At Camp Beausite Northwest near Chimacum every summer, Sherfick sees young people basking in delight and diving into all-new experiences.
“Watching the smiles on the kids’ faces when they get to swim for the first time or ride a horse for the first time — that’s the most rewarding thing,” said the camp administrator.
“Administrator” doesn’t fully cover Sherfick’s role in this camp.
She also is an ardent advocate for the program that brings disabled children and adults out to Beausite Lake for a week of summer-camp frolic: outdoor art projects, fishing, horseback riding, swimming, cookouts.
“Our focus is for children with disabilities. I feel they’re the ones who need the most support,” Sherfick said.
“The camp provides much-needed respite care for the families” who can use a break from caring for a son, daughter, brother or sister with a disability.
Camp Beausite, formerly known as the Northwest Kiwanis Camp, has struggled with getting funding in recent years.
“In this economy, a lot of the grants have gone away; donations have gone away,” said Dave Murphy, a Kiwanian and Camp Beausite board member from Port Angeles.
Murphy and Sherfick are inviting would-be supporters to the Peninsula Golf Club for a benefit dinner and silent auction on Saturday.
Tickets to the five-course dinner, which also will feature live music by the band Back by Request, are $50 and must be purchased by Tuesday afternoon.
For details and reservations, phone Murphy at 360-457-4022 or visit Albertsons, 114 E. Lauridsen Blvd., where the Kiwanis Club will have a table set up from 11 a.m. until 4 p.m. Monday and Tuesday.
Like Sherfick, Murphy finds the camp experience a rewarding one. He and fellow Kiwanians go out to Beausite Lake to barbecue every week of the camp, which runs from June 28 through July 30.
“The thank-yous you get from the kids, they are genuine,” Murphy said.
The hugs are heartfelt, too, and he’s not the only guy who’s been moved to tears when given one of those.
Murphy invited Port Angeles sculptor Bob Stokes out to the lake some years ago, and the seasoned artist helped the campers learn to paint.
For three summers, Stokes worked on art projects alongside children and adults with cerebral palsy, autism and Down syndrome.
Stokes, touched by the joyful way the campers get into their art, has been organizing fundraising auctions at his downtown Port Angeles art gallery, Studio Bob, ever since.
Together with the Port Angeles Arts Council, Stokes presented the camp board with a check for $1,044.22 from 2011’s auction.
When Murphy tried to thank him, Stokes said no, the gratitude should go to the Kiwanians for inviting him out in the first place.
At Saturday’s dinner — a feast of roasted basil chicken, roasted asparagus, scalloped potatoes or rice pilaf, spring greens salad and bread pudding with warm bourbon sauce — a silent auction will offer gifts from many other local business people.
Port Angeles portrait photographer Ernst-Ulrich Schafer has donated a $200 package.

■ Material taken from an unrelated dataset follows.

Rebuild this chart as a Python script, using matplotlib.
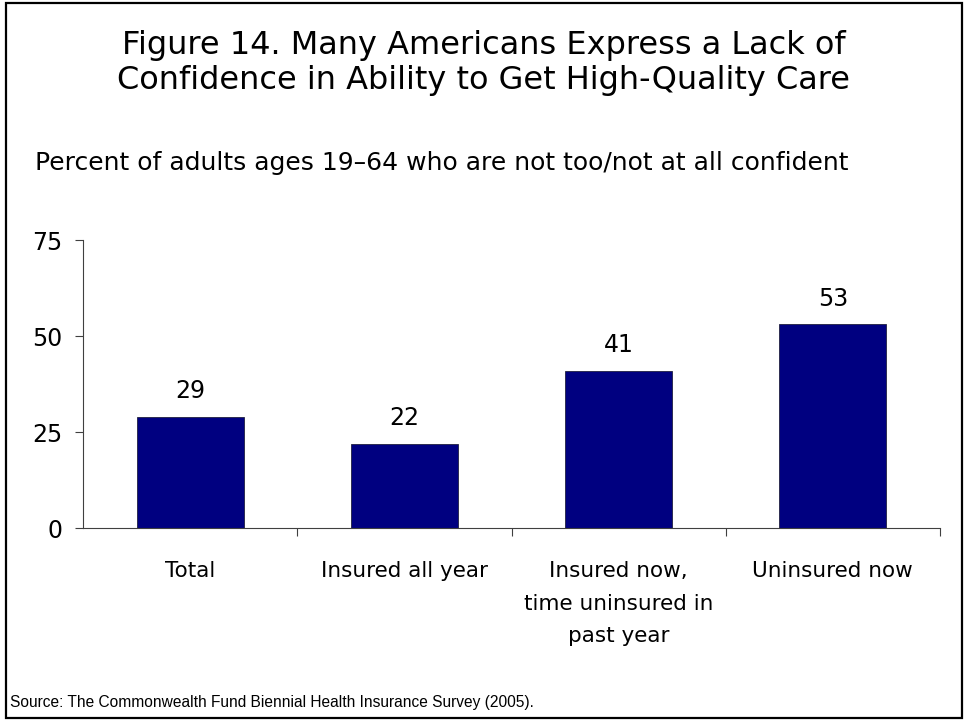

Blake Sand & Gravel gave a truckload of driveway gravel.
Native American art and a handmade garden bench also are among the silent auction items, as is a round of golf for four players at the Peninsula Golf Club.
Murphy thanked the donors for their gifts, given despite the current less-than-flush economic conditions.
“The dinner will be fantastic,” he added, “and the ambience is great” when people get together to support a summer camp for kids and adults who otherwise couldn’t take part in such a thing.